First, you’ll need to gather up all your herbs.  I had thyme, oregano, and cilantro that needed to be dealt with this year.  The cilantro was the easiest.  Just cut off near the soil, wash well, and freeze on a cookie sheet.  Once the cilantro is frozen, transfer to a freezer bag and try and remove as much air as possible.  Pull out as needed for Mexican nights or game day guacamole.  I find the beauty of freezing them is that they tend to behave very similar to fresh once you add them into recipes.

The thyme and oregano takes a bit more work, but it isn’t hard.  If you have a delicate, wispy thyme plant you might be able to get away with freezing everything whole.  I am apparently some sort of thyme miracle worker and managed to grow a small herb tree.  No one wants twigs in their tomato sauce, so I have to pluck all the leaves off the stalks.

I like to place a freezer bag into a quart sized, wide mouth canning jar, and then just strip the leaves off directly into the bag.  Pinch the base of each twig and gently pull towards the thinner end.  For large, multi branched stems you will need to probably pluck each stem singularly.  With a little practice and patience you should end up with a bunch of tiny thyme leaves in the bag and a garbage can full of naked….or nearly naked mini trees.  Close the bag, leaving some air in, and toss in the freezer.  Once the leaves have frozen, crumple them slightly to break them up and remove the air from the bag.

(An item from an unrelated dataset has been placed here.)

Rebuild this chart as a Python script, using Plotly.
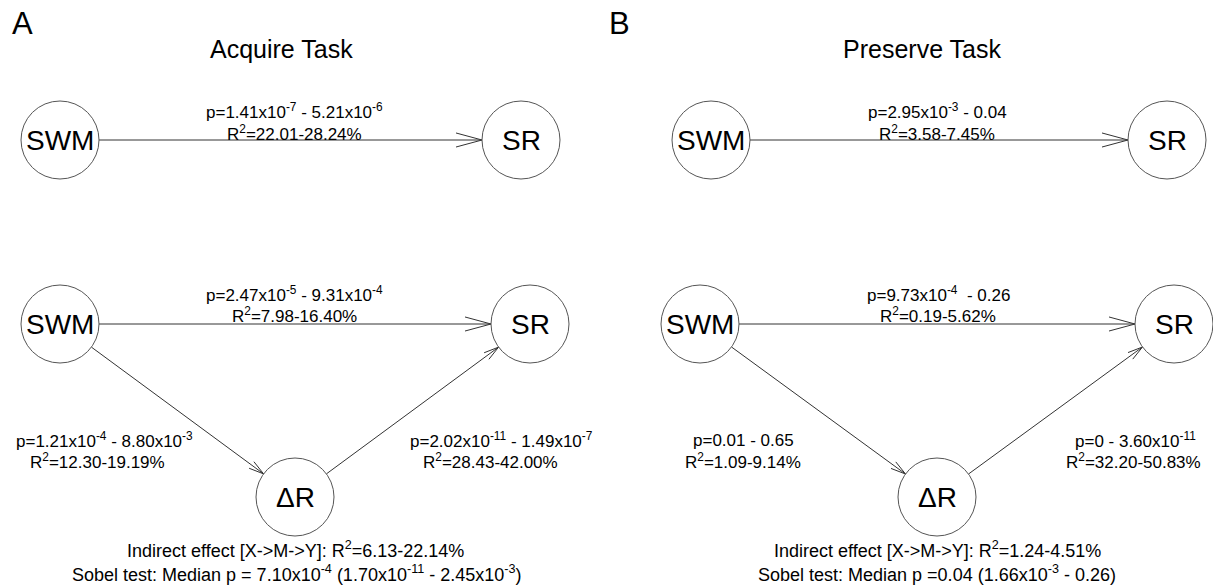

Follow the same process for the oregano as you do for the thyme.  Here comes the time saving secret!  Once the leaves have frozen…..give them a really good crumpling and crunching.  Ta da…..instant chopped oregano leaves!  Thyme is so small it doesn’t matter, but basil and oregano leaves can get quite large and in charge.  The post freeze crumple is much faster than chopping everything before freezing!

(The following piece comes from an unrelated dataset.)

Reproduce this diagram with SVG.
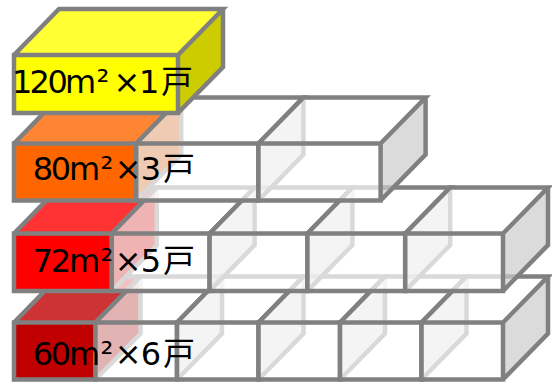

If you’re looking for a tasty and filling way to use up some of your frozen herbs, might I suggest Chicken Pot Pie Soup!  I made it this week and it was a massive success….AND I DON’T EVEN LKE POT PIES!

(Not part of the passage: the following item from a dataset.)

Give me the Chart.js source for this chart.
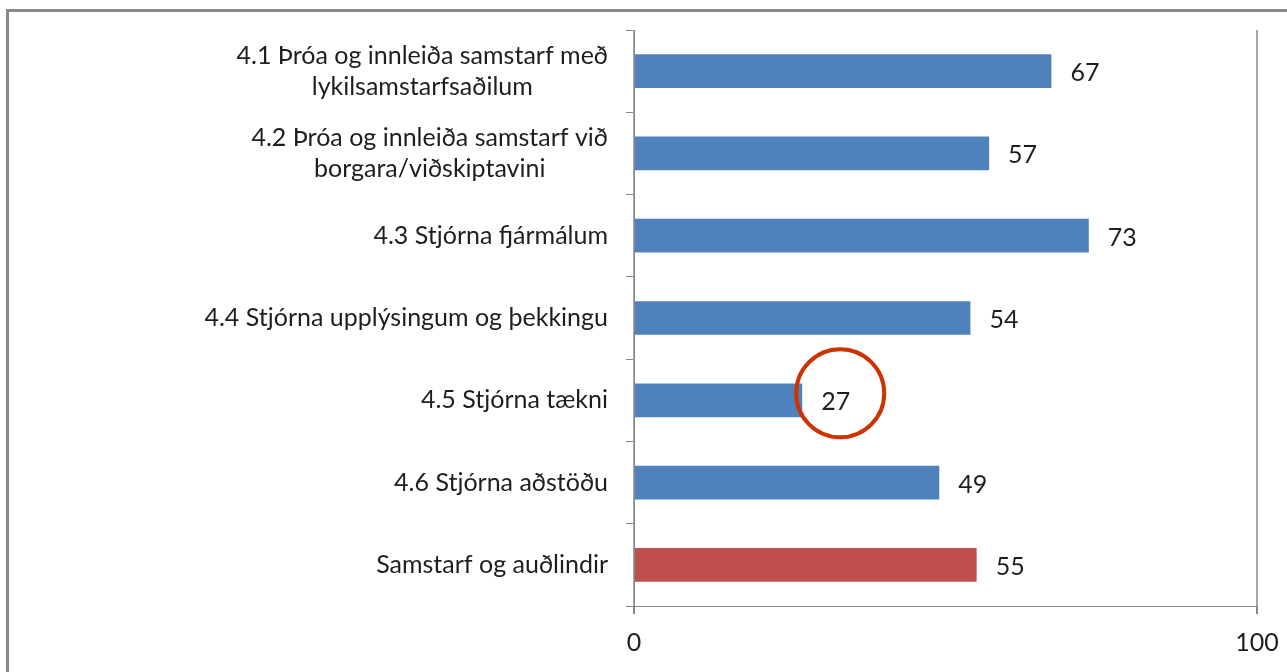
<!DOCTYPE html>
<html>
<head>
<meta charset="utf-8">
<script src="https://cdn.jsdelivr.net/npm/chart.js@4.4.1/dist/chart.umd.min.js"></script>
<style>
  html, body { margin: 0; padding: 0; background: #fff; }
  #wrap { width: 1287px; height: 672px; }
</style>
</head>
<body>
<div id="wrap"><canvas id="chart" width="1287" height="672"></canvas></div>
<script>
// Data
const categories = [
  ["4.1 Þróa og innleiða samstarf með", "lykilsamstarfsaðilum"],
  ["4.2 Þróa og innleiða samstarf við", "borgara/viðskiptavini"],
  "4.3 Stjórna fjármálum",
  "4.4 Stjórna upplýsingum og þekkingu",
  "4.5 Stjórna tækni",
  "4.6 Stjórna aðstöðu",
  "Samstarf og auðlindir"
];
const scores = [67, 57, 73, 54, 27, 49, 55];
const barColors = ["#4F81BD", "#4F81BD", "#4F81BD", "#4F81BD", "#4F81BD", "#4F81BD", "#C0504D"];
const xTicks = [0, 100];
const highlighted = 4; // the circled bar

const FONT = "Lato";
const FONT_SIZE = 25;
const TEXT = "#1e1e1e";

// frame round the chart, open to the right and bottom like the crop
const framePlugin = {
  id: "frame",
  beforeDraw(chart) {
    const ctx = chart.ctx;
    ctx.save();
    ctx.strokeStyle = "#8a8a8a";
    ctx.lineWidth = 3;
    ctx.beginPath();
    ctx.moveTo(7.5, 700);
    ctx.lineTo(7.5, 10.5);
    ctx.lineTo(1300, 10.5);
    ctx.stroke();
    ctx.restore();
  }
};

// category labels, lines centred on each other and right-aligned as a block
const catLabelPlugin = {
  id: "catLabels",
  afterDraw(chart) {
    const ctx = chart.ctx;
    const y = chart.scales.y;
    const right = y.right - 26;
    const lh = 31;
    ctx.save();
    ctx.font = FONT_SIZE + "px " + FONT;
    ctx.fillStyle = TEXT;
    ctx.textBaseline = "middle";
    ctx.textAlign = "center";
    categories.forEach((c, i) => {
      const lines = Array.isArray(c) ? c : [c];
      const w = Math.max(...lines.map(l => ctx.measureText(l).width));
      const cy = y.getPixelForValue(i);
      const top = cy - (lines.length - 1) * lh / 2;
      lines.forEach((l, k) => ctx.fillText(l, right - w / 2, top + k * lh));
    });
    ctx.restore();
  }
};

// value labels next to the bars and the red ring round the low one
const valuePlugin = {
  id: "values",
  afterDatasetsDraw(chart) {
    const ctx = chart.ctx;
    const meta = chart.getDatasetMeta(0);
    ctx.save();
    ctx.font = FONT_SIZE + "px " + FONT;
    ctx.fillStyle = TEXT;
    ctx.textBaseline = "middle";
    ctx.textAlign = "left";
    meta.data.forEach((bar, i) => {
      ctx.fillText(String(scores[i]), bar.x + 19, bar.y + 2);
    });
    const b = meta.data[highlighted];
    ctx.strokeStyle = "#CC3300";
    ctx.lineWidth = 4;
    ctx.beginPath();
    ctx.arc(b.x + 38, b.y - 7, 44, 0, Math.PI * 2);
    ctx.stroke();
    ctx.restore();
  }
};

new Chart(document.getElementById("chart"), {
  type: "bar",
  data: {
    labels: categories,
    datasets: [{
      data: scores,
      backgroundColor: barColors,
      borderWidth: 0,
      barPercentage: 0.41,
      categoryPercentage: 1
    }]
  },
  options: {
    indexAxis: "y",
    responsive: false,
    animation: false,
    events: [],
    layout: { padding: { top: 30, right: 30, bottom: 0, left: 0 } },
    plugins: { legend: { display: false }, tooltip: { enabled: false } },
    scales: {
      y: {
        afterFit(scale) { scale.width = 634; },
        ticks: { display: false },
        grid: {
          offset: true,
          drawOnChartArea: false,
          drawTicks: true,
          tickLength: 8,
          color: "#868686"
        },
        border: { display: true, color: "#868686", width: 1 }
      },
      x: {
        min: 0,
        max: 100,
        afterFit(scale) {
          scale.height = 66;
          scale.paddingLeft = 0;
          scale.paddingRight = 0;
        },
        afterBuildTicks(scale) { scale.ticks = xTicks.map(v => ({ value: v })); },
        ticks: {
          color: TEXT,
          font: { family: FONT, size: FONT_SIZE },
          padding: 14,
          maxRotation: 0
        },
        grid: {
          color: "#a6a6a6",
          lineWidth: 2,
          tickLength: 8,
          tickColor: "#868686"
        },
        border: { display: true, color: "#868686", width: 1 }
      }
    }
  },
  plugins: [framePlugin, catLabelPlugin, valuePlugin]
});
</script>
</body>
</html>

Soup is one of The Engineer’s favorites, and even though he would eat soup when it’s 100 degrees outside, I refuse to make it.  This chicken pot pie soup will certainly become a standard in our winter rotation, and it’s easy enough to whip up quickly on a school night!

Chicken Pot Pie Soup

  • 8 oz butter
  • 3 garlic cloves, minced
  • 1 medium onion, chopped
  • 1 cup flour
  • 6 cups chicken stock
  • 2 tbsp fresh frozen thyme
  • 2 tbsp fresh frozen oregano
  • 1/2 tsp cayenne pepper
  • 1 pinch of ground nutmeg
  • 1 large potato, diced
  • 3 carrots, diced
  • 2 cups half and half or milk
  • 1 cup frozen peas
  • 3 cups rotisserie chicken meat, cubed
  • 1/4 pound deli ham. sliced
  • salt and pepper to taste

In a large stock pot, melt the butter over medium heat.  Once melted, add the garlic and onion, cooking until fragrant and translucent.  Slowly add in the flour, whisking vigorously to form a smooth rue.  Cook the flour for a few minutes being careful to stir so the mixture doesn’t burn.  We need to cook out the raw flour taste, so just keep an eye on it and let it go a bit golden brown. Whisk the chicken stock into the rue being sure to get out any lumps.  Add the potato, carrots, and spices and cook until the veggies are tender.

Once you potato and carrot are tender, add the peas, ham, chicken, and half and half.  Drop the temperature to simmer, and just let everything warm through.

IMG_0058

Serve up hearty bowls of this you’re sure to keep the chilly temps at bay.  For regular nights I would serve it up with a nice loaf of crusty bread for dipping.  Or, if you’re feeling extra fancy….or like me, you have some spare pie crust sitting in the freezer…..you can make some crust crisps to give it a more traditional “pot pie” feeling.

I just rolled my dough into a large rectangle, cut thin strips, and twisted into fun little pie sticks.  I topped with a bit of sea salt and baked at 375 for 20 minutes.  Some of them did come untwisted in the oven, but they were still flakey and delish!

img_0060.jpg

Herby, warm, and delicious!

Changing of the Season

Here’s to hoping your shift into the Fall season has been less abrupt than ours.  It felt like we went from glorious, sunshiny days to sad, deary, and cold all overnight.  Such is life in the Midwest I suppose.  You’d think I would be used to it by now.  This week we are due to have a weather swing of more than 30 degrees!  It’s been chilly but since there is still tank top weather visible in the forecast I’m refusing to turn on the heat.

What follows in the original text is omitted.